Pylon is trying to own the place where post sales work actually happens, not just store tickets after the fact. Once a team has wired Slack Connect threads, email, forms, and chat into one queue, then taught the system how to resolve common issues and flag churn risk, replacing Pylon means rebuilding those workflows and losing the searchable history that explains why past decisions were made.

  • The lock in is operational, not just data based. Pylon lets agents reply inside the original channel while syncing everything into a tracked issue with customer metadata, then use runbooks to automate steps like SQL checks or password resets. A new tool would need to recreate both the channel behavior and the behind the scenes logic.
  • This is why channel native matters more in B2B than in classic help desk software. Slack Connect is designed for ongoing work with customers in shared channels, so Pylon can slot into an existing customer relationship instead of forcing users back into a portal or inbox. That lowers adoption friction at the start and raises migration pain later.
  • There is precedent for this wedge pulling customers off incumbents.

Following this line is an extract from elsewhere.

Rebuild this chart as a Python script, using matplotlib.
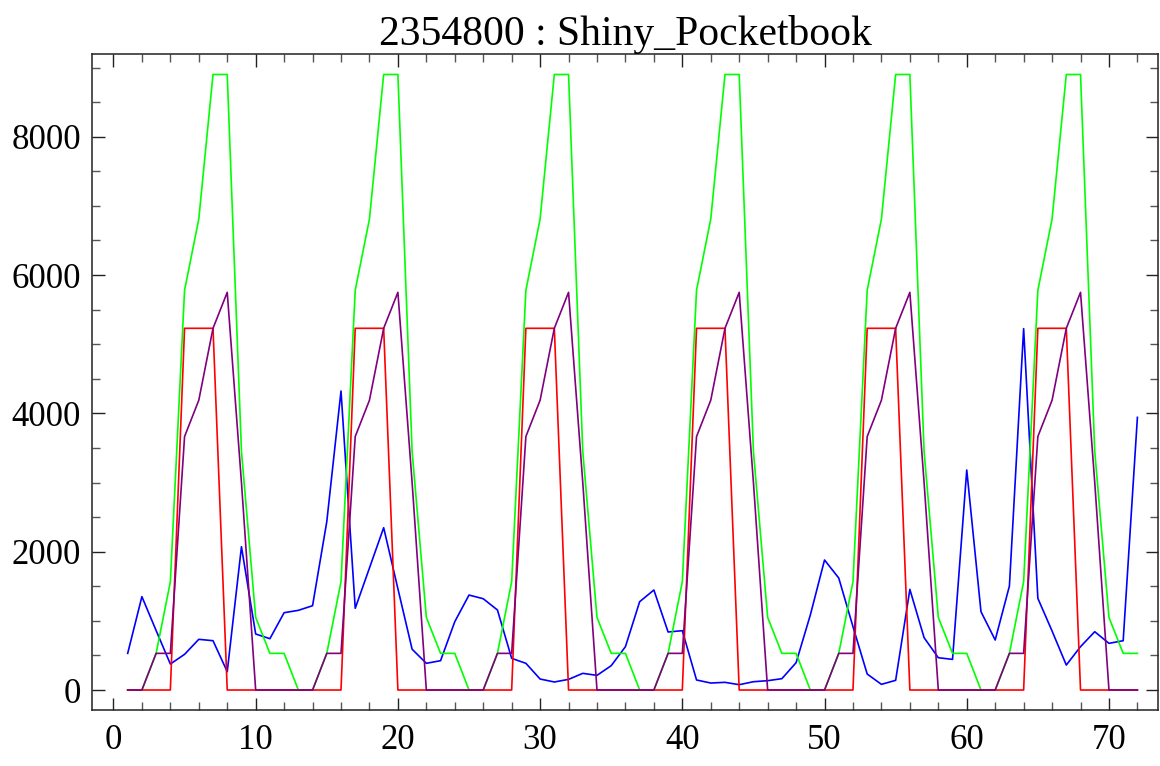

In the broader AI support market, Ada migrated from Zendesk to Pylon, showing that a Slack native workflow can beat a traditional ticket system when the customer base already lives in shared channels and wants support, success, and account work in one thread.

The next step is turning that conversation record into the system of record for the whole post sales org. As Pylon expands from support into success, renewals, onboarding, and account intelligence, every new workflow built on top of the same channel history makes the product harder to dislodge and increases contract value over time.